Reproducing experiments reliably¶
Problem: Over time the versions numbers of different packages you use change as the code is developed. You’re worried this might affect your code, either by breaking it or by changing its results somehow.
Solution: This is a real problem with computational science. Fortunately it’s fairly easy to address, at least at a simple level.
Python includes a feature called virtual environments or venvs. A venv is an installation of Python and its libraries that’s closed-off from any other installations you may have on your machine. Essentially it takes the global installation of Python and throws away anything that’s not part of the core distribution. You can “enter” the venv and install exactly those packages you want – and only those packages, and with specific version numbers if you like – secure in the knowledge that if the global environment, or another venv, wants diffrent pacxkages and version numnbers they won’t interfere with you. You can also “freeze” your venv by grabbing a list of packages and version numbers installed, and then install this exact environment again later – or indeed elsewhere, on another machine.
Let’s assume we want to create a venv that we’ve imaginatively named
venv
. (You can pick any name you like.) You create venvs from the
command line:
python3 -m venv ./venv
We next need to activate the environment, making it the “current” one that Python will use. This is again done from the command line:
. venv/bin/activate
This alters the various include paths, command paths, and other elements to make sure that, when you execute the Python interpreter or any of the related tools, it runs the ones in the venv and not any others.
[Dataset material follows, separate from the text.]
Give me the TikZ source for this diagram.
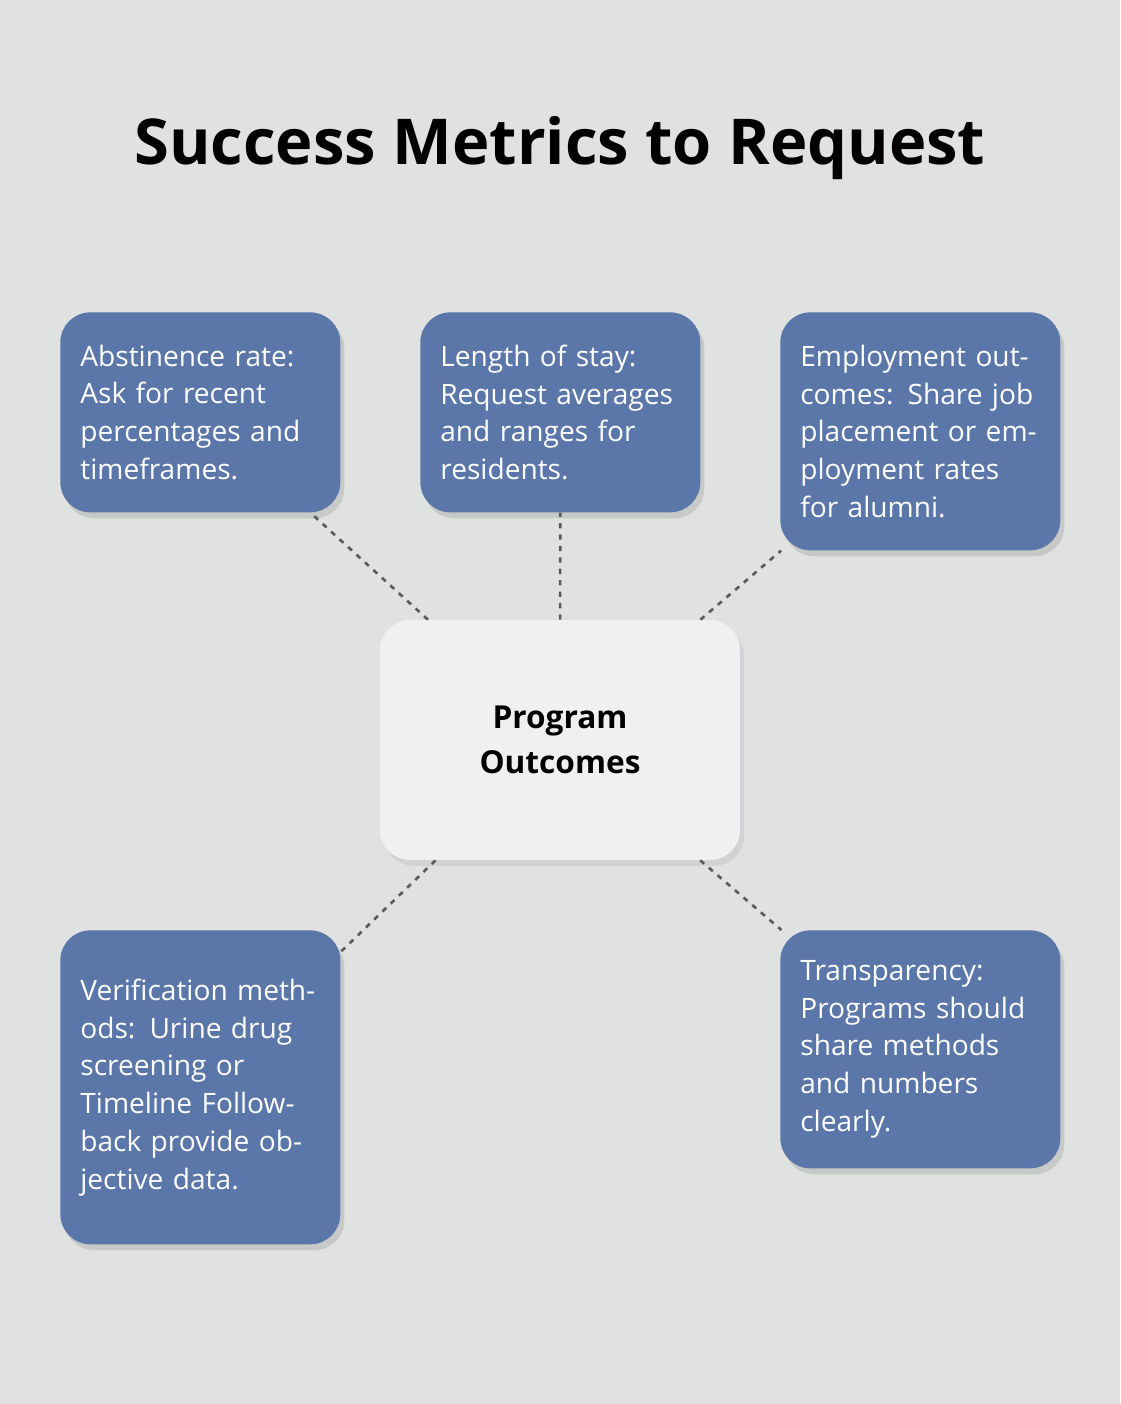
\documentclass[tikz,border=0pt]{standalone}
\usepackage{fontspec}
\setmainfont{Open Sans}
\usetikzlibrary{positioning, shadows}
\definecolor{bgcol}{HTML}{E0E2E1}
\definecolor{boxblue}{HTML}{5B76A8}
\definecolor{ctrfill}{HTML}{EFF0F2}
\definecolor{linkgray}{HTML}{5A5A5A}

\begin{document}
\begin{tikzpicture}[x=0.02cm, y=-0.02cm,
		metric/.style={draw=none, fill=boxblue, rounded corners=0.6cm, text=white,
			text width=4.8cm, inner xsep=0.4cm, inner ysep=0.4cm, align=left,
			anchor=north west, minimum width=5.6cm, font=\fontsize{16}{21.5}\selectfont,
			drop shadow={shadow xshift=0.08cm, shadow yshift=-0.12cm, opacity=0.25}},
		hub/.style={fill=ctrfill, rounded corners=0.6cm, minimum width=7.2cm,
			minimum height=4.8cm, align=center, font=\fontsize{18}{26}\selectfont\bfseries,
			drop shadow={shadow xshift=0.08cm, shadow yshift=-0.12cm, opacity=0.15}},
		link/.style={draw=linkgray, line width=1.5pt, dash pattern=on 3pt off 3.5pt}]
	\fill[bgcol] (0, 0) rectangle (1120, 1404);
	
	\node[font=\fontsize{36}{40}\selectfont\bfseries] (title) at (560, 148) {Success Metrics to Request};
	
	\node[hub] (ctr) at (560, 740) {Program\\Outcomes};
	
	\node[metric, minimum height=4cm] (abst) at (60, 312) {Abstinence rate: Ask for recent percentages and timeframes.};
	\node[metric, minimum height=4cm] (stay) at (420, 312) {Length of stay: Request averages and ranges for residents.};
	\node[metric, minimum height=4.76cm] (empl) at (780, 312) {Employment outcomes: Share job placement or employment rates for alumni.};
	\node[metric, minimum height=6.28cm] (verif) at (60, 930) {Verification methods: Urine drug screening or Timeline Followback provide objective data.};
	\node[metric, minimum height=4.76cm] (transp) at (780, 930) {Transparency: Programs should share methods and numbers clearly.};
	
	% dotted spokes
	\draw[link] (ctr) -- (abst);
	\draw[link] (ctr) -- (stay);
	\draw[link] (ctr) -- (empl);
	\draw[link] (ctr) -- (verif);
	\draw[link] (ctr) -- (transp);
\end{tikzpicture}
\end{document}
We next need to populate the venv, that is, add the packages we
want. We do this using pip
as normal:
pip3 install ipython ipyparallel
Note
In some installations, pip
always refers to the pip
tool
of Python 2.7, while Python 3’s tool is called pip3
. It never
hurts when unsure to run pip3
explicitly if you’re working
with Python 3. Similarly you may find there’s a tool called
python3
or even python3.7
in your venv.
Remember that because we’ve activated the venv, the Python tools we
run (including pip
) are those of the venv, and they affect the
venv: thus this call to pip
will install the latest versions of
ipython
and ipyparallel
just as we’d expect – but into the
venv, not into the global environment. We can call pip
repeatedly
to install all the packages we need. If we then run some Python code
(either interactively or as a script) from the shell in which we
activated the venv, it will use the packages we’ve installed. If we’ve
missed out a package that the code needs, then an exception will be
raised even if the package is available globally: only what’s
explicitly loaded into the venv is available in the venv. Conversely
if we run the same code from a shell in which we haven’t activated
this (or any other) venv, it will run in the packages installed
globally: what happens in the venv stays in the venv.
Suppose we now want to be able to reproduce this venv for later
use. We can use pip
to freeze the state of the venv for us:
pip freeze >requirements.txt
This generates a requirements.txt
file including all the packages
and their version numbers: remember to execute this command from the
shell in which we activated the venv. If we later want to reproduce
this environment, so we’re sure of the package versions our code will
use, we can create another venv that uses this file to reproduce the
frozen venv:
python3 -m venv ./venv2
. venv2/bin/activate
pip install -r requirements.txt
This new venv now has exactly the structure of the old one, meaning we can move the computational environment across machines.
Warning
This sometimes doesn’t work as well as it might: Python’s requirements files aren’t very well structured, not all packages (or all package versions) are available on all operating systems, Python on OS X has some unique packages, Anaconda includes a huge set by default, and so forth. But at least you get start from a place where the environment is well-known.
A handy debugging strategy is to run pip install -r
requirements.txt
and, if it fails, delete the offending line
from requirements.txt
and try again. If you remove a package
that’s needed by another, then a compatible version should be
found by pip
– but possibly not the one you were using
originally. This doesn’t often cause problems in real life.